**TASK DESCRIPTION:**
All of the material below is to be restated word for word, apart from the pictures.

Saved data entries
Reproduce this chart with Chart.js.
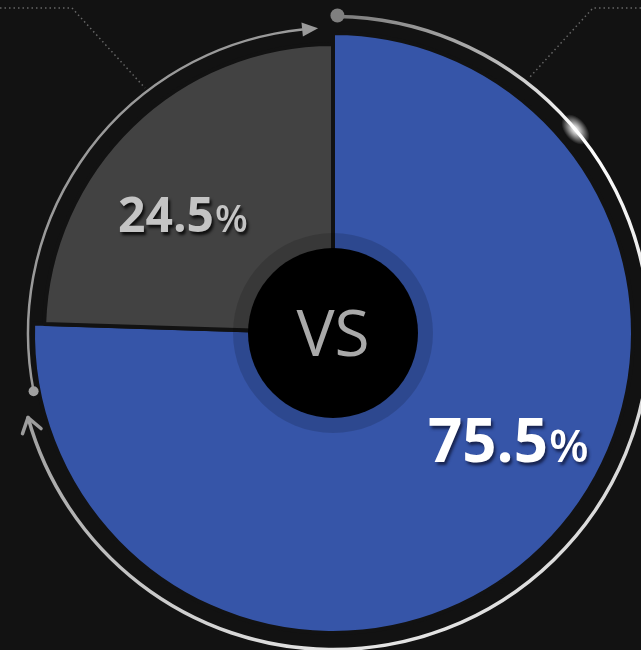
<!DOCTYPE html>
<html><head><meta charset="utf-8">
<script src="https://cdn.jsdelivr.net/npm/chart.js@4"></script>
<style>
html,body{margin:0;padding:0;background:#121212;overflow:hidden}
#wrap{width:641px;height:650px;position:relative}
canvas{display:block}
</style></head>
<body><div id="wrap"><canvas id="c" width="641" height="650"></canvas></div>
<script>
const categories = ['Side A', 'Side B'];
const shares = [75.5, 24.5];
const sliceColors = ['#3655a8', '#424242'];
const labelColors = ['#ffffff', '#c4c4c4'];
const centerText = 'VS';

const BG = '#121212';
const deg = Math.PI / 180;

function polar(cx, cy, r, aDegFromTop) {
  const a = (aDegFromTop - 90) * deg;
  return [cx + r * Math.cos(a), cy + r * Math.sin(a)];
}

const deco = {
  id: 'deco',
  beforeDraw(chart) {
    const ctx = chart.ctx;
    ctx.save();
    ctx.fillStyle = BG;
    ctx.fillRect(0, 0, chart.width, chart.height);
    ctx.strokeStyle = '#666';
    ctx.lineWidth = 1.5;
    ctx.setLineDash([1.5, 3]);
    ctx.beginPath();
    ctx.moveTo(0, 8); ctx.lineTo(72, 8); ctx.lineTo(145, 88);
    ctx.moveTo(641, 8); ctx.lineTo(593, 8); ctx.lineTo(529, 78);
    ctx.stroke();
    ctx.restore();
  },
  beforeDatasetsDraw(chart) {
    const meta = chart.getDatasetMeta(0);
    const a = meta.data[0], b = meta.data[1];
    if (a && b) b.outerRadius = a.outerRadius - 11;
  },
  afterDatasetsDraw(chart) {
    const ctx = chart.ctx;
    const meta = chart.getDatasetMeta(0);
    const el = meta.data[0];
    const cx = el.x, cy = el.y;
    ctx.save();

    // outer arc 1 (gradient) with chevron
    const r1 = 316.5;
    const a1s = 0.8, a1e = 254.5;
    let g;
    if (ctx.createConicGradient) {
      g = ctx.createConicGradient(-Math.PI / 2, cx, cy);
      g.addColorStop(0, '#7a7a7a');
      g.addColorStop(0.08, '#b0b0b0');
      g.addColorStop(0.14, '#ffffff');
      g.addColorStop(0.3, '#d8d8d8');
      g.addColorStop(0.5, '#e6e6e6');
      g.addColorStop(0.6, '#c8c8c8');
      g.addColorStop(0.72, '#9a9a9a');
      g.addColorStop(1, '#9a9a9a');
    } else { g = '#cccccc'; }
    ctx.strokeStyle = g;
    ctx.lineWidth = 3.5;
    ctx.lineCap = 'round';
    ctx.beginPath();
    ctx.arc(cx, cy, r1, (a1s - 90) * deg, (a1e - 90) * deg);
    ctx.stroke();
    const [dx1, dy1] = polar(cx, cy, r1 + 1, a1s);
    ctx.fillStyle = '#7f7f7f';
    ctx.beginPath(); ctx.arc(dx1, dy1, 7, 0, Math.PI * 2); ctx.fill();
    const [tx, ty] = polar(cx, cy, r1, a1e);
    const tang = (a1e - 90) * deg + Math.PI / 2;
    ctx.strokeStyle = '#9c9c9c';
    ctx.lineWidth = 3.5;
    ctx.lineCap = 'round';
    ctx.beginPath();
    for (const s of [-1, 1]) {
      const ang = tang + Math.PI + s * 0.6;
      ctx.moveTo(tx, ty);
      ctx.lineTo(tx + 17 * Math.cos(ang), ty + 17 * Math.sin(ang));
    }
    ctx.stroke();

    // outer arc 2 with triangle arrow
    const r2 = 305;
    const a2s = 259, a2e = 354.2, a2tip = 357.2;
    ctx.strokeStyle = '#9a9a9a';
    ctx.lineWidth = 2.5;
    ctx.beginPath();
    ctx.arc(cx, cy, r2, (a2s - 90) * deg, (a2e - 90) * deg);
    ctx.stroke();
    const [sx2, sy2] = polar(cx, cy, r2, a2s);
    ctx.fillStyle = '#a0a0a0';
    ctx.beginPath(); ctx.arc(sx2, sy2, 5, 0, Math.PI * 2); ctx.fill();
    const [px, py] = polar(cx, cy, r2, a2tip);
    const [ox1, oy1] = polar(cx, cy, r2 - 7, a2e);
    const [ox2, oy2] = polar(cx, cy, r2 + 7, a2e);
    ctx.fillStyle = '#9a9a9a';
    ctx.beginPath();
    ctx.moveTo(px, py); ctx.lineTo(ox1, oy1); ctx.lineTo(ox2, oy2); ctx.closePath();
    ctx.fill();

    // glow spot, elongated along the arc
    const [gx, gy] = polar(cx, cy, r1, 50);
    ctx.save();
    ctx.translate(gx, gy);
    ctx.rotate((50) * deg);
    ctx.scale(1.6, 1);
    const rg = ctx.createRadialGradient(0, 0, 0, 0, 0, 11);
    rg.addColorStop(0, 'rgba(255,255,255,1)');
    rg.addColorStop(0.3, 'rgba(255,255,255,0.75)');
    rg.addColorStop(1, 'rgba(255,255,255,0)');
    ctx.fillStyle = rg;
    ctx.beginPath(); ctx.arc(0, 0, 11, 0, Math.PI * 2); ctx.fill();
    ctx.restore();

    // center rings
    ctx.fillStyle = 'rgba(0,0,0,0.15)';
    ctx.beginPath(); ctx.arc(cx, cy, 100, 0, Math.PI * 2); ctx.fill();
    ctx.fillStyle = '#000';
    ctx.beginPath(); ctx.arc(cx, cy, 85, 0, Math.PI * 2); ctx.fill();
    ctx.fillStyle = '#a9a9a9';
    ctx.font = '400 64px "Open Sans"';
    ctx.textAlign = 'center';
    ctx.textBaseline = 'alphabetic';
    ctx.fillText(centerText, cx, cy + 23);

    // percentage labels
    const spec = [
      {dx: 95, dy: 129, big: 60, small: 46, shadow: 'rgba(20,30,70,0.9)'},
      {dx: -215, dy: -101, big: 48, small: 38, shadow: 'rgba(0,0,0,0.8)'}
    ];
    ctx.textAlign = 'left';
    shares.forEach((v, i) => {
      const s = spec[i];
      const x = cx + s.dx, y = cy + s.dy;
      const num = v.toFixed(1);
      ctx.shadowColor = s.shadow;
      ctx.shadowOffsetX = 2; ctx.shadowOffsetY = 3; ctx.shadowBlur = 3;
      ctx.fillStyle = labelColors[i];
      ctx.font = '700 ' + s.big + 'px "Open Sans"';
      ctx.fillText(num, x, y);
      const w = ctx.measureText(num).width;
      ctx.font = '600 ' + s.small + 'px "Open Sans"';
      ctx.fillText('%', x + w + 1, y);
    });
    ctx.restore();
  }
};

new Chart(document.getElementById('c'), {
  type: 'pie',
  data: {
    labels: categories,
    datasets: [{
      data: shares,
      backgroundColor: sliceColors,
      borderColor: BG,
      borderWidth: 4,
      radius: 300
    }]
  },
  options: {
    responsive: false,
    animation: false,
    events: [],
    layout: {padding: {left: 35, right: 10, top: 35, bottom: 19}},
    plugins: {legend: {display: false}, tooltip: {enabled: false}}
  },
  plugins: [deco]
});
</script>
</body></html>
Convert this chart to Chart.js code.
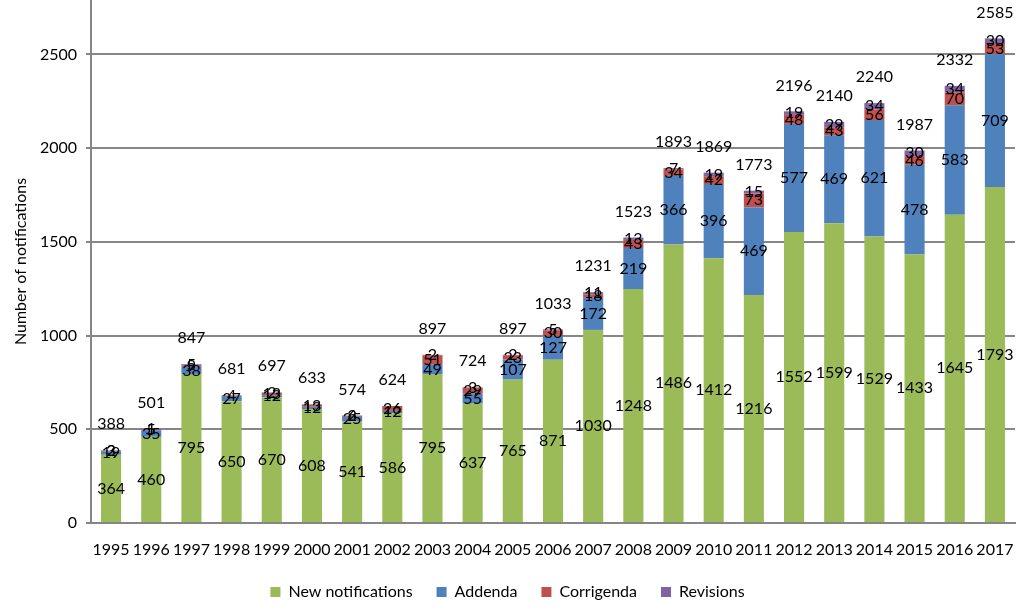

**WRITTEN REPLY:**
Reproduce this chart with Chart.js.
<!DOCTYPE html>
<html><head><meta charset="utf-8">
<script src="https://cdn.jsdelivr.net/npm/chart.js@4"></script>
<style>
html,body{margin:0;padding:0;background:#121212;overflow:hidden}
#wrap{width:641px;height:650px;position:relative}
canvas{display:block}
</style></head>
<body><div id="wrap"><canvas id="c" width="641" height="650"></canvas></div>
<script>
const categories = ['Side A', 'Side B'];
const shares = [75.5, 24.5];
const sliceColors = ['#3655a8', '#424242'];
const labelColors = ['#ffffff', '#c4c4c4'];
const centerText = 'VS';

const BG = '#121212';
const deg = Math.PI / 180;

function polar(cx, cy, r, aDegFromTop) {
  const a = (aDegFromTop - 90) * deg;
  return [cx + r * Math.cos(a), cy + r * Math.sin(a)];
}

const deco = {
  id: 'deco',
  beforeDraw(chart) {
    const ctx = chart.ctx;
    ctx.save();
    ctx.fillStyle = BG;
    ctx.fillRect(0, 0, chart.width, chart.height);
    ctx.strokeStyle = '#666';
    ctx.lineWidth = 1.5;
    ctx.setLineDash([1.5, 3]);
    ctx.beginPath();
    ctx.moveTo(0, 8); ctx.lineTo(72, 8); ctx.lineTo(145, 88);
    ctx.moveTo(641, 8); ctx.lineTo(593, 8); ctx.lineTo(529, 78);
    ctx.stroke();
    ctx.restore();
  },
  beforeDatasetsDraw(chart) {
    const meta = chart.getDatasetMeta(0);
    const a = meta.data[0], b = meta.data[1];
    if (a && b) b.outerRadius = a.outerRadius - 11;
  },
  afterDatasetsDraw(chart) {
    const ctx = chart.ctx;
    const meta = chart.getDatasetMeta(0);
    const el = meta.data[0];
    const cx = el.x, cy = el.y;
    ctx.save();

    // outer arc 1 (gradient) with chevron
    const r1 = 316.5;
    const a1s = 0.8, a1e = 254.5;
    let g;
    if (ctx.createConicGradient) {
      g = ctx.createConicGradient(-Math.PI / 2, cx, cy);
      g.addColorStop(0, '#7a7a7a');
      g.addColorStop(0.08, '#b0b0b0');
      g.addColorStop(0.14, '#ffffff');
      g.addColorStop(0.3, '#d8d8d8');
      g.addColorStop(0.5, '#e6e6e6');
      g.addColorStop(0.6, '#c8c8c8');
      g.addColorStop(0.72, '#9a9a9a');
      g.addColorStop(1, '#9a9a9a');
    } else { g = '#cccccc'; }
    ctx.strokeStyle = g;
    ctx.lineWidth = 3.5;
    ctx.lineCap = 'round';
    ctx.beginPath();
    ctx.arc(cx, cy, r1, (a1s - 90) * deg, (a1e - 90) * deg);
    ctx.stroke();
    const [dx1, dy1] = polar(cx, cy, r1 + 1, a1s);
    ctx.fillStyle = '#7f7f7f';
    ctx.beginPath(); ctx.arc(dx1, dy1, 7, 0, Math.PI * 2); ctx.fill();
    const [tx, ty] = polar(cx, cy, r1, a1e);
    const tang = (a1e - 90) * deg + Math.PI / 2;
    ctx.strokeStyle = '#9c9c9c';
    ctx.lineWidth = 3.5;
    ctx.lineCap = 'round';
    ctx.beginPath();
    for (const s of [-1, 1]) {
      const ang = tang + Math.PI + s * 0.6;
      ctx.moveTo(tx, ty);
      ctx.lineTo(tx + 17 * Math.cos(ang), ty + 17 * Math.sin(ang));
    }
    ctx.stroke();

    // outer arc 2 with triangle arrow
    const r2 = 305;
    const a2s = 259, a2e = 354.2, a2tip = 357.2;
    ctx.strokeStyle = '#9a9a9a';
    ctx.lineWidth = 2.5;
    ctx.beginPath();
    ctx.arc(cx, cy, r2, (a2s - 90) * deg, (a2e - 90) * deg);
    ctx.stroke();
    const [sx2, sy2] = polar(cx, cy, r2, a2s);
    ctx.fillStyle = '#a0a0a0';
    ctx.beginPath(); ctx.arc(sx2, sy2, 5, 0, Math.PI * 2); ctx.fill();
    const [px, py] = polar(cx, cy, r2, a2tip);
    const [ox1, oy1] = polar(cx, cy, r2 - 7, a2e);
    const [ox2, oy2] = polar(cx, cy, r2 + 7, a2e);
    ctx.fillStyle = '#9a9a9a';
    ctx.beginPath();
    ctx.moveTo(px, py); ctx.lineTo(ox1, oy1); ctx.lineTo(ox2, oy2); ctx.closePath();
    ctx.fill();

    // glow spot, elongated along the arc
    const [gx, gy] = polar(cx, cy, r1, 50);
    ctx.save();
    ctx.translate(gx, gy);
    ctx.rotate((50) * deg);
    ctx.scale(1.6, 1);
    const rg = ctx.createRadialGradient(0, 0, 0, 0, 0, 11);
    rg.addColorStop(0, 'rgba(255,255,255,1)');
    rg.addColorStop(0.3, 'rgba(255,255,255,0.75)');
    rg.addColorStop(1, 'rgba(255,255,255,0)');
    ctx.fillStyle = rg;
    ctx.beginPath(); ctx.arc(0, 0, 11, 0, Math.PI * 2); ctx.fill();
    ctx.restore();

    // center rings
    ctx.fillStyle = 'rgba(0,0,0,0.15)';
    ctx.beginPath(); ctx.arc(cx, cy, 100, 0, Math.PI * 2); ctx.fill();
    ctx.fillStyle = '#000';
    ctx.beginPath(); ctx.arc(cx, cy, 85, 0, Math.PI * 2); ctx.fill();
    ctx.fillStyle = '#a9a9a9';
    ctx.font = '400 64px "Open Sans"';
    ctx.textAlign = 'center';
    ctx.textBaseline = 'alphabetic';
    ctx.fillText(centerText, cx, cy + 23);

    // percentage labels
    const spec = [
      {dx: 95, dy: 129, big: 60, small: 46, shadow: 'rgba(20,30,70,0.9)'},
      {dx: -215, dy: -101, big: 48, small: 38, shadow: 'rgba(0,0,0,0.8)'}
    ];
    ctx.textAlign = 'left';
    shares.forEach((v, i) => {
      const s = spec[i];
      const x = cx + s.dx, y = cy + s.dy;
      const num = v.toFixed(1);
      ctx.shadowColor = s.shadow;
      ctx.shadowOffsetX = 2; ctx.shadowOffsetY = 3; ctx.shadowBlur = 3;
      ctx.fillStyle = labelColors[i];
      ctx.font = '700 ' + s.big + 'px "Open Sans"';
      ctx.fillText(num, x, y);
      const w = ctx.measureText(num).width;
      ctx.font = '600 ' + s.small + 'px "Open Sans"';
      ctx.fillText('%', x + w + 1, y);
    });
    ctx.restore();
  }
};

new Chart(document.getElementById('c'), {
  type: 'pie',
  data: {
    labels: categories,
    datasets: [{
      data: shares,
      backgroundColor: sliceColors,
      borderColor: BG,
      borderWidth: 4,
      radius: 300
    }]
  },
  options: {
    responsive: false,
    animation: false,
    events: [],
    layout: {padding: {left: 35, right: 10, top: 35, bottom: 19}},
    plugins: {legend: {display: false}, tooltip: {enabled: false}}
  },
  plugins: [deco]
});
</script>
</body></html>
Convert this chart to Chart.js code.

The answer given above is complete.